基本読書

基本的に読書のこととか書く日記ブログです。

「これだけは、村上さんに言っておこう」と世間の人々が村上春樹にとりあえずぶっつける330の質問に果たして村上さんはちゃんと答えられるのか?

 とてつもなく、くだらない質問もあれば中にはこれはと思うような質問もある。まあ330も質問があればそうなるのだろう。どの質問にも村上春樹があくまで誠実に答えているのが印象的であった。質問が多くなれば多くなるほど、それがどんなにくだらなくても村上春樹の輪郭が形づくられていくようで読んでいて面白かった。イメージが大きく、とまではいわないけれど角度でいうならば30度ぐらいは変わった。質問する方もたいしたことを質問しているわけではないので、そっちは読み飛ばして村上春樹がいうところを読むだけでも充分に内容が理解できる。学校生活がことごとく時間の無駄だった、自分の現在にまったく役に立っていない、と言い切るところとか感動を覚えた。普通何年も学校に通ってたら、たまには学校に通っててよかった〜と思うことだってあったはずなのに。普通ほとんど無駄だったとしても、ちょっとしたいい事が頭にあるからそんなにキッパリと無駄だった、なんて切り捨てられないと思うんだけどな。何はともあれ、ここからは自分がメモっておきたいと思った質問をメモっていく。かなり改変したりするのでそのまま引用というわけではない。
【質問:自分自身の文章を身につけること】
【回答:とても難しい。しっかりと生きてたくさん本を読んで文章を書く訓練をせっせと続けて、それでもまだ足りない場合が多い。しかし自分自身の文章などなくても小説は書ける。村上春樹の考えるいい文章とは「ほかの誰とも違うけれど、誰にでもよくわかる」文章である】

【質問:小説は感覚で読むべきか?】
【回答:小説というのはやはり理屈じゃなくて、感覚で読むべきものだと思う。「これは一体何を意味するのか?」なんてむずかしいことは批評家にまかせて、素直に「いいじゃん」で行っちゃえれば、それが一番幸福なことだし、それが小説の本来的な価値だと思うのです】
派生のようなもので、ライ麦畑の読み方についても言及していた。意味だの象徴だのは考えずに、そんなものは学校でしか役に立たない、本なんてのは楽しく読めて心に残ればそれでいいんだと。ホールデン・コールフィールド君の言いたいのも実はそういうことらしいのだ。
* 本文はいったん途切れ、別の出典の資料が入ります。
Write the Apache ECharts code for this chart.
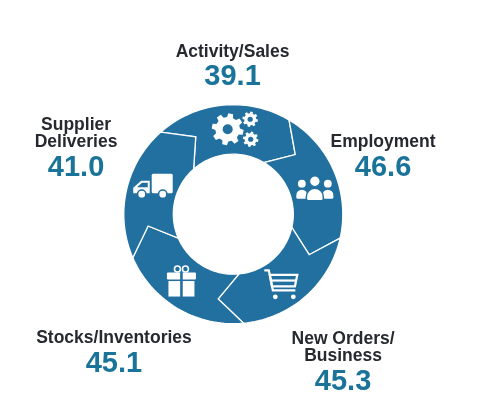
<!DOCTYPE html>
<html>
<head>
<meta charset="utf-8">
<script src="https://cdn.jsdelivr.net/npm/echarts@6/dist/echarts.min.js"></script>
<style>
  html, body { margin: 0; padding: 0; background: #fff; }
  #main { width: 478px; height: 417px; }
</style>
</head>
<body>
<div id="main"></div>
<script>
var categories = ['Activity/Sales', 'Employment', 'New Orders/\nBusiness', 'Stocks/Inventories', 'Supplier\nDeliveries'];
var indexValues = [39.1, 46.6, 45.3, 45.1, 41.0];
var segmentShares = [1, 1, 1, 1, 1];
var iconNames = ['gears', 'people', 'cart', 'gift', 'truck'];

// layout (polar units = px, angles ccw from 3 o'clock)
var ringStart = 131.4;
var rInner = 60, rOuter = 109.5, rBend = 86, bendShift = 15.5;
var iconRadius = 85, iconShift = 7;
var labelSpots = [[145.5, 90.3], [159.6, 20.2], [186.3, -53.9], [184.5, -130.3], [169.6, 158]];

var ringColor = '#2270a0';
var valueColor = '#1a7399';
var nameColor = '#262a30';
var fontFamily = '"Liberation Sans", Arial, sans-serif';

var total = 0;
segmentShares.forEach(function (s) { total += s; });
var edges = [ringStart];
segmentShares.forEach(function (s) {
	edges.push(edges[edges.length - 1] - 360 * s / total);
});

function gearPoints(cx, cy, R, r, n) {
	var pts = [], step = Math.PI * 2 / n;
	for (var k = 0; k < n; k++) {
		var th = k * step + step / 4;
		[[r, -0.32], [R, -0.19], [R, 0.19], [r, 0.32]].forEach(function (p) {
			pts.push([cx + p[0] * Math.cos(th + p[1] * step), cy + p[0] * Math.sin(th + p[1] * step)]);
		});
	}
	return pts;
}

function drawIcon(name) {
	var w = { fill: '#fff' };
	var b = { fill: ringColor };
	if (name == 'gears') {
		return [
			{ type: 'polygon', shape: { points: gearPoints(-8, 0, 16, 12.3, 8) }, style: w },
			{ type: 'circle', shape: { cx: -8, cy: 0, r: 5 }, style: b },
			{ type: 'polygon', shape: { points: gearPoints(14.5, -10, 7.8, 6, 8) }, style: w },
			{ type: 'circle', shape: { cx: 14.5, cy: -10, r: 2.6 }, style: b },
			{ type: 'polygon', shape: { points: gearPoints(15, 10, 7.8, 6, 8) }, style: w },
			{ type: 'circle', shape: { cx: 15, cy: 10, r: 2.6 }, style: b }
		];
	}
	if (name == 'people') {
		return [
			{ type: 'rect', shape: { x: -18.5, y: -0.5, width: 11, height: 9, r: [5.5, 5.5, 1.5, 1.5] }, style: w },
			{ type: 'rect', shape: { x: 7.5, y: -0.5, width: 11, height: 9, r: [5.5, 5.5, 1.5, 1.5] }, style: w },
			{ type: 'circle', shape: { cx: -13, cy: -6.5, r: 3.9 }, style: w },
			{ type: 'circle', shape: { cx: 13, cy: -6.5, r: 3.9 }, style: w },
			{ type: 'rect', shape: { x: -8.5, y: -2, width: 17, height: 12.5, r: [8.5, 8.5, 2, 2] },
				style: { fill: '#fff', stroke: ringColor, lineWidth: 1.5 } },
			{ type: 'circle', shape: { cx: 0, cy: -9, r: 5.3 }, style: { fill: '#fff', stroke: ringColor, lineWidth: 1.2 } }
		];
	}
	if (name == 'cart') {
		var line = { stroke: '#fff', lineWidth: 2.2, fill: null };
		return [
			{ type: 'polyline', shape: { points: [[-17, -14], [-12.5, -14], [-8.5, 6], [14, 6]] }, style: line },
			{ type: 'polygon', shape: { points: [[-11.5, -9.5], [16, -9.5], [13.6, 2], [-9.3, 2]] }, style: line },
			{ type: 'line', shape: { x1: -10.4, y1: -3.8, x2: 14.8, y2: -3.8 }, style: line },
			{ type: 'circle', shape: { cx: -6, cy: 12.5, r: 2.4 }, style: w },
			{ type: 'circle', shape: { cx: 12, cy: 12.5, r: 2.4 }, style: w }
		];
	}
	if (name == 'gift') {
		var bow = { stroke: '#fff', lineWidth: 1.6, fill: null };
		return [
			{ type: 'circle', shape: { cx: -4, cy: -12.5, r: 3 }, style: bow },
			{ type: 'circle', shape: { cx: 4, cy: -12.5, r: 3 }, style: bow },
			{ type: 'rect', shape: { x: -14.5, y: -9, width: 29, height: 7, r: 1 }, style: w },
			{ type: 'rect', shape: { x: -13, y: -0.5, width: 26, height: 15.5 }, style: w },
			{ type: 'rect', shape: { x: -1.3, y: -9.5, width: 2.6, height: 25 }, style: b }
		];
	}
	// truck
	return [
		{ type: 'rect', shape: { x: -1.5, y: -12, width: 21, height: 19.5, r: 1.5 }, style: w },
		{ type: 'polygon', shape: { points: [[-3.5, -5], [-12, -5], [-20, 2], [-20, 7.5], [-3.5, 7.5]] }, style: w },
		{ type: 'polygon', shape: { points: [[-5.5, -3], [-11.2, -3], [-16.3, 1.5], [-5.5, 1.5]] }, style: b },
		{ type: 'circle', shape: { cx: -11.5, cy: 8.5, r: 4.2 }, style: { fill: '#fff', stroke: ringColor, lineWidth: 1.6 } },
		{ type: 'circle', shape: { cx: 9.5, cy: 8.5, r: 4.2 }, style: { fill: '#fff', stroke: ringColor, lineWidth: 1.6 } }
	];
}

function renderSegment(params, api) {
	var i = params.dataIndex;
	var a = edges[i], e = edges[i + 1];
	var pt = function (r, ang) {
		var c = api.coord([r, ang]);
		return [c[0], c[1]];
	};
	var pts = [], t;
	for (t = a; t > e; t -= 2) pts.push(pt(rOuter, t));
	pts.push(pt(rOuter, e));
	pts.push(pt(rBend, e - bendShift));
	for (t = e; t < a; t += 2) pts.push(pt(rInner, t));
	pts.push(pt(rInner, a));
	pts.push(pt(rBend, a - bendShift));

	var ic = pt(iconRadius, (a + e) / 2 - iconShift);
	var spot = labelSpots[i];
	var lp = pt(spot[0], spot[1]);
	var lines = categories[i].split('\n').map(function (s) { return '{n|' + s + '}'; });
	lines.push('{v|' + api.value(0).toFixed(1) + '}');

	return {
		type: 'group',
		children: [
			{ type: 'polygon', shape: { points: pts }, style: { fill: ringColor, stroke: '#fff', lineWidth: 1.3 } },
			{ type: 'group', x: ic[0], y: ic[1], children: drawIcon(iconNames[i]) },
			{
				type: 'text', x: lp[0], y: lp[1],
				style: {
					text: lines.join('\n'),
					align: 'center',
					verticalAlign: 'middle',
					rich: {
						n: { fontSize: 17.5, fontWeight: 'bold', fontFamily: fontFamily, fill: nameColor, lineHeight: 17.5, align: 'center' },
						v: { fontSize: 29, fontWeight: 'bold', fontFamily: fontFamily, fill: valueColor, lineHeight: 34, align: 'center' }
					}
				}
			}
		]
	};
}

var chart = echarts.init(document.getElementById('main'));
chart.setOption({
	animation: false,
	backgroundColor: '#fff',
	polar: { center: [233.3, 214.2], radius: rOuter },
	angleAxis: { type: 'value', min: 0, max: 360, startAngle: 0, clockwise: false, show: false },
	radiusAxis: { type: 'value', min: 0, max: rOuter, show: false },
	series: [{
		type: 'custom',
		coordinateSystem: 'polar',
		renderItem: renderSegment,
		data: indexValues.map(function (v, i) { return { name: categories[i], value: [v, i] }; })
	}]
});
</script>
</body>
</html>
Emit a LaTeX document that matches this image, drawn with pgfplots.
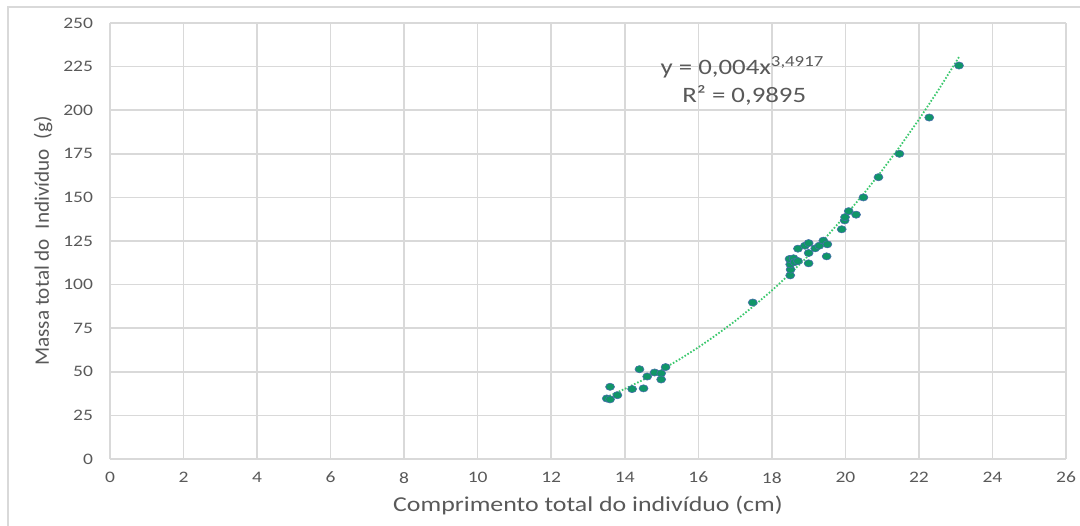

【質問:自分自身の価値観が見いだせない、人生が暗い】
【回答:「生きる目的は固定された何かの中にあるのではなく、対象にあわせて偏移していく自己のスタイルの落差の中にある」生きることの本当の意味は「何をなしとげられるか」というよりも、その「何か」に向かう自分の「身の動き」のパターンの中にあるのではないかということです。あなたは自分自身の価値観を見いだせないといいますが、もしそうだとしたらどれだけ場所を変えても結局どこにも見つけ出せないんじゃないかという気がします。その場所にとどまって、これは捨てたもんじゃないなというものを見つけ出せればいいのではないでしょうか】

【質問:何故春樹作品の登場人物は避妊しないの?】
【回答:映画のセックス・シーンなんかで、そのたびに「ちょっと待ってね。今コンドームつけるから」なんてやっていると、観客はやはり引いちゃうんじゃないでしょうか。】
 なるほど、その考え方はなかった。

【質問:カラマーゾフを日本で実写ドラマ化したらこんなキャストがいいのではないか。
 ドミートリイ/柳葉敏郎、イワン/福山雅治、アリョーシャ/高嶋政伸、フョードル/タモリ、スメルジャコフ/松本人志、カテリーナ/松嶋菜々子、グルーシェニカ/飯島直子
【回答:なかなか雰囲気がでてるかも】
フョードルタモリは考えたこともなかったしスメルジャコフ松本人志ってのもわけがわからんのだが、こんなのがあったら凄い見てみたいものだな。ドミートリイはもっといい役がいるだろうという気がする。イワン福山雅治・・・・? カオスなことになりそうである。今また二巻まで読んだカラマーゾフの兄弟を再開したので、読み終わったら真剣にキャスティングしてみようと思う。でも日本で作るなら絶対フョードルは高田順次だな。

基本的に村上春樹のコメントの流れというか、ルールは「現状で出来る限り好きなことやればええやん」である。全く同意。